Extent of facial wrinkles may indicate postmenopausal osteoporosis risk

Recent scientific inquiry conducted at Phoenix's Kronos Longevity Research Institute has indicated that the severity of a postmenopausal woman's facial wrinkles may predict her risk of osteoporosis.

Though it may sound unorthodox, the study is reportedly grounded in rigorous investigation. Scientists presented it in Boston at the 93rd annual conference of the Endocrine Society.

The report was based on data collected in the Kronos Early Estrogen Prevention Study (KEEPS), which followed more than 110 women over the age of 40, all of whom had gone through menopause roughly three years prior.

To qualify for the KEEPS, the participants could not have undergone either hormone replacement therapy or any cosmetic surgery.

Researchers measured the extent and depth of each woman's facial wrinkles and used devices called durometers to test the resistance and elasticity of skin. During the study, the group also tested each participant's bone mass density using dual x-ray absorptiometry tests.

Reproductive endocrinologist Lubna Pal told the conference that her team found a significant correlation between the extent of facial wrinkles and bone loss.

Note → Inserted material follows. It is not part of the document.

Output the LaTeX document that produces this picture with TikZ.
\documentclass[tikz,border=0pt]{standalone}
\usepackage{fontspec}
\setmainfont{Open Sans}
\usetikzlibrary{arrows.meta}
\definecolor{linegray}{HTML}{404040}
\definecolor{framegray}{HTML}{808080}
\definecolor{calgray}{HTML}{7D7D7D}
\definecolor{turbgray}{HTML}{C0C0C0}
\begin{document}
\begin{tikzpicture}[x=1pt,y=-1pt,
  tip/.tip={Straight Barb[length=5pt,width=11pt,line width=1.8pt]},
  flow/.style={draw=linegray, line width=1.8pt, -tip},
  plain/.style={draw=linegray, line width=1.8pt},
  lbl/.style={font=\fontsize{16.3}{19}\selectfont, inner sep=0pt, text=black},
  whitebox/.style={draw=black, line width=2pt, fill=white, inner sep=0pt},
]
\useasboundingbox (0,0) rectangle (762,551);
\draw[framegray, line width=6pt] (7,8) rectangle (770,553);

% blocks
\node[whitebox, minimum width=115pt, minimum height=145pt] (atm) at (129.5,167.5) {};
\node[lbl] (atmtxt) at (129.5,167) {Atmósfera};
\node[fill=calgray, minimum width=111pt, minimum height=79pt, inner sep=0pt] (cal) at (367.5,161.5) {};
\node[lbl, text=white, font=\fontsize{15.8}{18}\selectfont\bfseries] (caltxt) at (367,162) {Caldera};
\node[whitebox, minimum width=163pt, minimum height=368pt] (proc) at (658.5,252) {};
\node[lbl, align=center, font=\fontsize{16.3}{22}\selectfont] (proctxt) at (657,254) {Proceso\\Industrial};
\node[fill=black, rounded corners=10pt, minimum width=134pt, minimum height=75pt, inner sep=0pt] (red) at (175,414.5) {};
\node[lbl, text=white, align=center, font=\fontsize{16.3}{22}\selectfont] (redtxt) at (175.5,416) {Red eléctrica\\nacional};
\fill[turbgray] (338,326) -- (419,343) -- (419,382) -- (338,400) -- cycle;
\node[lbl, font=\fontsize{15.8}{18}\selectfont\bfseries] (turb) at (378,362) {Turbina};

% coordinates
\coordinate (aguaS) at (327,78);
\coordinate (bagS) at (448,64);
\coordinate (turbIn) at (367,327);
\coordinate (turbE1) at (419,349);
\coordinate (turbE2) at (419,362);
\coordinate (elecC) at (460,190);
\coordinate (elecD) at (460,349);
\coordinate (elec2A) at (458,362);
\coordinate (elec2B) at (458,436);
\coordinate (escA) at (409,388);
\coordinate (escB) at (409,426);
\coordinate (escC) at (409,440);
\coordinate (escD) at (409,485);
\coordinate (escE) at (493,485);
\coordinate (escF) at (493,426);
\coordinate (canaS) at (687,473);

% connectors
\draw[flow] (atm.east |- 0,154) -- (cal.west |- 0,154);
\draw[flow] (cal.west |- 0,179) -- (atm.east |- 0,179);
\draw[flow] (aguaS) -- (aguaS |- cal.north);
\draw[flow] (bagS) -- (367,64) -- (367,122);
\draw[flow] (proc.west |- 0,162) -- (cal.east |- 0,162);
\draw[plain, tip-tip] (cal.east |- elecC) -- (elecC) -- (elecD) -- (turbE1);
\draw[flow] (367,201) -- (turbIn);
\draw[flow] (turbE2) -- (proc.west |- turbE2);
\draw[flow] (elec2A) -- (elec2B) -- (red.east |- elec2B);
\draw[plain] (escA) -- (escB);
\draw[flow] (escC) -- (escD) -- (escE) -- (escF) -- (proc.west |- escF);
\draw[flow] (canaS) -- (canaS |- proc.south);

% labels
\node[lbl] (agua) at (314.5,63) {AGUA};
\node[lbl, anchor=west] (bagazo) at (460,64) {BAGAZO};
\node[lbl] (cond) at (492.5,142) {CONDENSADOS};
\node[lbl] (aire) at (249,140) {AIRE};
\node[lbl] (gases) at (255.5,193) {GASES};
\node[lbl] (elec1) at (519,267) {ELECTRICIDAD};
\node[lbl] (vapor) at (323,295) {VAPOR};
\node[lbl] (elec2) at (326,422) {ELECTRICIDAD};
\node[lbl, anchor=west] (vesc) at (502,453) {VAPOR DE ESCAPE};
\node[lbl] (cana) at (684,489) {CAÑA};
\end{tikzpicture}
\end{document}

Women with extensive facial wrinkles were much more likely than their postmenopausal peers to suffer from low bone mass, while those with firmer skin tended to have denser bones.

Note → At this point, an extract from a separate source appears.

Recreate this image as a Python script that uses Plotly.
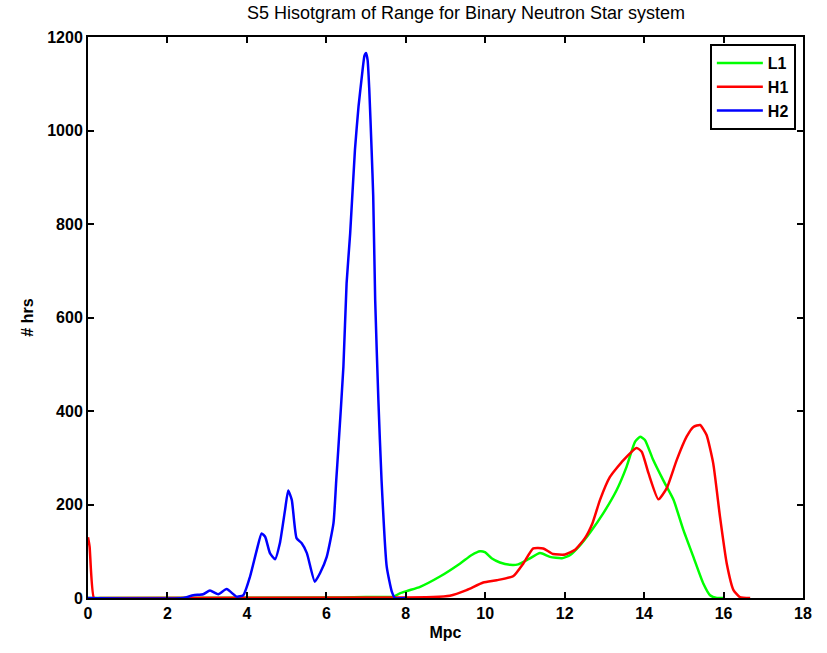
import plotly.graph_objects as go

# L1 (green)
l1_x = [0, 6.4, 7.0, 7.7, 7.85, 8.07, 8.36, 8.86, 9.37, 9.66, 9.87, 9.99, 10.16, 10.37, 10.62,
        10.83, 11.09, 11.38, 11.63, 11.93, 12.14, 12.39, 12.64, 12.97, 13.31, 13.56, 13.77,
        13.90, 14.02, 14.23, 14.48, 14.74, 14.99, 15.24, 15.49, 15.66, 15.83, 16.0]
l1_y = [0, 1, 2, 3, 10, 16, 24, 46, 74, 92, 100, 98, 85, 76, 71,
        72, 83, 96, 88, 85, 92, 113, 140, 181, 231, 281, 334,
        345, 338, 295, 252, 210, 145, 88, 31, 6, 0, 0]

# H1 (red)
h1_x = [0, 0.04, 0.15, 0.3, 7.85, 8.69, 9.11, 9.53, 9.95, 10.29, 10.71, 10.96, 11.21, 11.46,
        11.71, 12.01, 12.26, 12.51, 12.7, 12.89, 13.14, 13.48, 13.81, 13.94, 14.11, 14.36,
        14.57, 14.82, 15.07, 15.24, 15.41, 15.57, 15.74, 15.91, 16.08, 16.25, 16.41, 16.67]
h1_y = [130, 110, 0, 0, 1, 2, 5, 17, 33, 38, 47, 74, 106, 106,
        94, 93, 103, 128, 160, 210, 259, 295, 321, 313, 267, 211,
        235, 295, 345, 366, 370, 349, 288, 174, 74, 17, 2, 0]

# H2 (blue)
h2_x = [0, 2.4, 2.65, 2.9, 3.07, 3.28, 3.49, 3.74, 3.91, 4.08, 4.25, 4.37, 4.46, 4.58, 4.71,
        4.83, 4.96, 5.04, 5.13, 5.25, 5.38, 5.51, 5.71, 5.84, 6.01, 6.18, 6.25, 6.30, 6.43,
        6.51, 6.60, 6.72, 6.81, 6.9, 6.96, 7.0, 7.04, 7.08, 7.14, 7.18, 7.23, 7.31, 7.39,
        7.52, 7.65, 7.73, 8.0]
h2_y = [0, 0, 6, 8, 16, 8, 19, 3, 6, 46, 103, 138, 131, 96, 83,
        117, 188, 230, 210, 128, 117, 96, 35, 53, 88, 160, 252, 317, 495,
        673, 780, 958, 1051, 1120, 1160, 1166, 1150, 1090, 958, 860, 637, 424, 252,
        67, 13, 0, 0]

x_ticks = [0, 2, 4, 6, 8, 10, 12, 14, 16, 18]
y_ticks = [0, 200, 400, 600, 800, 1000, 1200]

fnt = "Liberation Sans, Arial, Helvetica, sans-serif"

fig = go.Figure()
for name, xs, ys, col in [("L1", l1_x, l1_y, "#00ff00"),
                          ("H1", h1_x, h1_y, "#ff0000"),
                          ("H2", h2_x, h2_y, "#0000ff")]:
    fig.add_trace(go.Scatter(x=xs, y=ys, mode="lines", name=name,
                             line=dict(color=col, width=2.5, shape="spline", smoothing=0.5)))

axis_common = dict(showgrid=False, zeroline=False, showline=True, linecolor="black",
                   linewidth=2, mirror="ticks", ticks="inside", ticklen=6,
                   tickwidth=2, tickcolor="black",
                   tickfont=dict(family=fnt, size=16, color="black", weight="bold"))

fig.update_layout(
    width=827, height=653,
    margin=dict(l=88, r=24, t=37, b=55),
    paper_bgcolor="white", plot_bgcolor="white",
    title=dict(text="S5 Hisotgram of Range for Binary Neutron Star system",
               x=(466) / 827, xanchor="center", y=1 - 13 / 653, yanchor="middle",
               font=dict(family=fnt, size=18, color="black")),
    xaxis=dict(range=[0, 18], tickvals=x_ticks,
               title=dict(text="Mpc", standoff=6,
                          font=dict(family=fnt, size=16, color="black", weight="bold")),
               **axis_common),
    yaxis=dict(range=[0, 1200], tickvals=y_ticks,
               title=dict(text="# hrs", standoff=10,
                          font=dict(family=fnt, size=16, color="black", weight="bold")),
               **axis_common),
    legend=dict(x=0.990, y=0.9875, xanchor="right", yanchor="top",
                bordercolor="black", borderwidth=2, bgcolor="white",
                font=dict(family=fnt, size=16, color="black", weight="bold"),
                tracegroupgap=0, itemwidth=46),
    showlegend=True,
)

fig.write_html("out.html")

The effect held true regardless of age, body size or site of bone mass measurement, Pal noted. She added that further inquiry may confirm that skin measurements can accurately predict a woman's risk of osteoporosis after menopause.

"Ultimately, we want to know if intensity of skin wrinkles can allow identification of women who are more likely to fracture a bone, especially the femoral neck or the hip, an often fatal injury in older people," she told the convocation.

The National Osteoporosis Foundation (NOF) estimates that one-half of women over the age of 50 will experience an osteoporosis-related fracture in their lifetimes, as will approximately one in four men of that age.

Such injuries can be quite serious, even life-threatening. The NOF states that 24 percent of individuals age 50 or older who suffer an osteoporosis-related hip fracture will die in the year following the injury.